In 2005, British Airway’s (BA) Terminal 5 (T5) was the largest construction project in Europe and is now the largest single-span building in Britain. Taking a total of six years to build, T5 covers 50 football fields, has 11 miles of baggage conveyor belt systems, operates 60 gates and boasts a 35-million-passenger capability, taking Heathrow’s capacity to nearly 90 million passengers a year.
A Lot to Handle
Handling millions of passengers a year requires the provision of a cost-effective, efficient and comprehensive scope of critical services; this has presented significant challenges for VT Critical Services airside business (VT), now in its sixth year of a 10-year full-risk service contract with BA. “Terminal 5 will transform the flying experience for the millions of British Airways’ customers who pass through Heathrow each year,” Gordon Reynolds, VT airside director, says. “The new experience will be faster, smoother and simpler. Ground support services will play a crucial role in ensuring we take full advantage of our new surroundings and ensure the smooth running of the operation.”
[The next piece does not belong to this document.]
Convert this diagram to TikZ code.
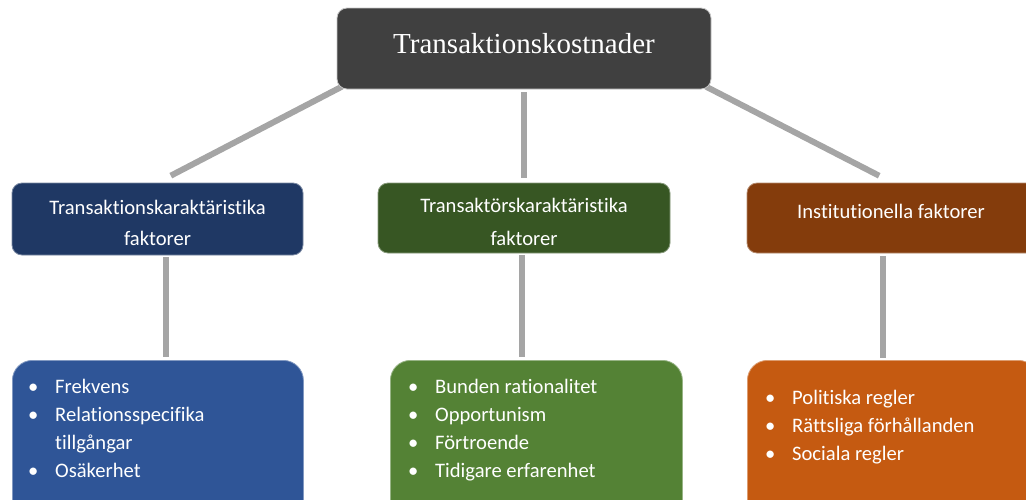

Open for only six months, T5 has presented ground support equipment with a new set of technological and efficiency challenges for BA. VT is meeting these challenges by taking a fresh approach to every piece of equipment through extensive research and design in performance and environmental impact, while obtaining optimal financial value.
The Proper Pedigree
VT’s airside business, which operates out of Heathrow, Gatwick and Manchester, is a subsidiary of VT Group plc under a subdivision titled Critical Services. The VT Group turns over roughly $1.7 billion (1 billion) per year and — employing 15,000 people globally, with 373 based at Heathrow, Gatwick and Manchester — 80 percent of the operations are aligned with British Airways. Like many airlines, BA has been outsourcing the GSE maintenance operations for more than a decade, but the fundamentals of the full-risk transfer contract with VT guarantees a fixed price for the maintenance of all equipment, other than inflation, and constant consultation and evaluation through value-added solutions. “It’s a self-sufficient system … we cover a broad spectrum … we do the cradle to grave,” Reynolds says. VT is contracted with BA across all three airports to organize, coordinate and manage their entire ground fleet so they have the equipment they require when they require it.
Previously, BA outsourced to a company that was perceived only as a maintenance company. “There’s a lot of companies that do ground handling maintenance, but it’s the pricing and added-value package combined that’s important,” Steve Cobbold, head of engineering says. “Though we have a 10-year contract, we provide BA with a 20-year maintenance matrix to accommodate all lifecycles and future cost visibility.”
The bedrock principle in partnering with VT was bringing “sufficient pedigree” to the table to assist BA with reaching optimal ground support operations by providing the necessary tools. “Culturally, the airport is very difficult to change,” Reynolds says. “We are contributors in helping BA chip away at what is a much embedded culture. We don’t change their culture; we simply give them more tools and ammunition to change it themselves.”
How the Brits Manage Their “Kit” (equipment)
BA’s operation is so complex that it would never easily facilitate going to a single supplier for the 3,500 hundred “bits of kit” it owns. However, when VT initially partnered with BA they had more than 85 GSE suppliers on their list; that same list has been cut in half and is still shrinking. “We basically tried to identify everyone around the world who is a potential supplier and we got in touch with 250 companies through a very comprehensive survey,” Cobbold says. “We did the research on the types of equipment the company could produce compared to the criteria BA wanted fulfilled and filtered it down to about 40 companies.”